Even before that development, it was certain that new members will replace Donald A. Van Every in the North District, Jack Coyle in the Park District and Janique S. Curry in the Central District, all of whom chose not to seek re-election.

Incumbents Ralph R. Hernandez in the West District and Vivian O. Evans in the East District also face challengers, raising the possibility that new members could make up a majority of the nine-member board that takes office July 1.

The current board, in large measure, strongly supports Superintendent James A. Williams and his initiatives. But major board turnover has the potential to weaken that support.

Pointer, associate pastor at Pilgrim Baptist Church and a coordinator at Enterprise Charter School, said Tuesday he will not challenge the Board of Elections ruling in court but will instead wage a write-in campaign.

"I've been all over the city making various community groups aware of that and seeking their help," said Pointer, who was appointed to fill a board vacancy in March.
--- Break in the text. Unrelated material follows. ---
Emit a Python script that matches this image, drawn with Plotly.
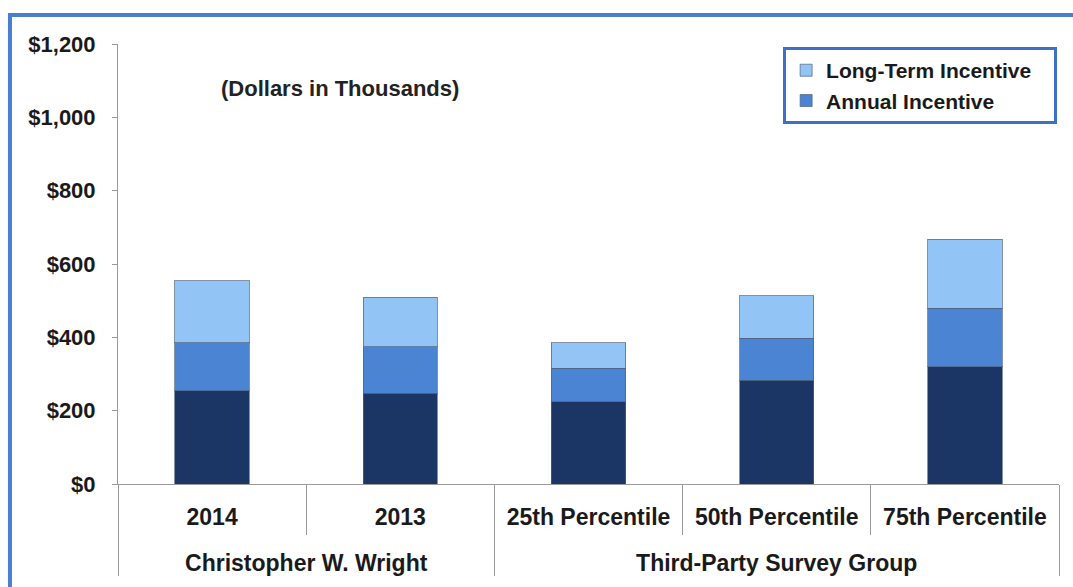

But losing his ballot spot badly damages Pointer's chances and increases the possibility that Cahill -- a former Buffalo teacher's aide, long-term substitute teacher and foster mother -- will become at least the fourth new board member to emerge from Tuesday's election.

"It's a tough, tough road without a lever to pull," Coyle said of Pointer's write-in campaign. "He's going to need a lot of help."

School Board candidates do not run on political party lines and often don't have political backgrounds or connections that indicate how they would vote on key issues.

In the Central District, Jayne K. Rand and Edward M. Daniels were ruled off the ballot for falling short of 500 valid nominating signatures. Rand said she will seek a State Supreme Court order reinstating her to the ballot.

In the meantime, what had been a four-candidate Central District field has been reduced to two -- Joyce E. Nixon, executive director of National Inner Cities Youth Opportunities, and Mary R. Kapsiak, a retired city supervisor of elementary education.

A look at other district races:

* North: Catherine Nugent Panepinto, a lawyer, is the only candidate on the ballot, but she is being challenged by Fred Yellen, a write-in candidate. Yellen was a Buffalo teacher for 32 years before retiring in 2000.

* Park: On the ballot are Gerald T. Quinn, who held posts in finance and insurance; Louis J. Petrucci, a city building inspector; and Kevin J. Becker, a city substitute teacher. Anthony LeBron, a city police officer, is waging a write-in campaign.

* West: Hernandez is challenged by Clarissa Acosta, a bank manager.

* East: Evans is opposed by Gregory B. Olma, an ex-county legislator.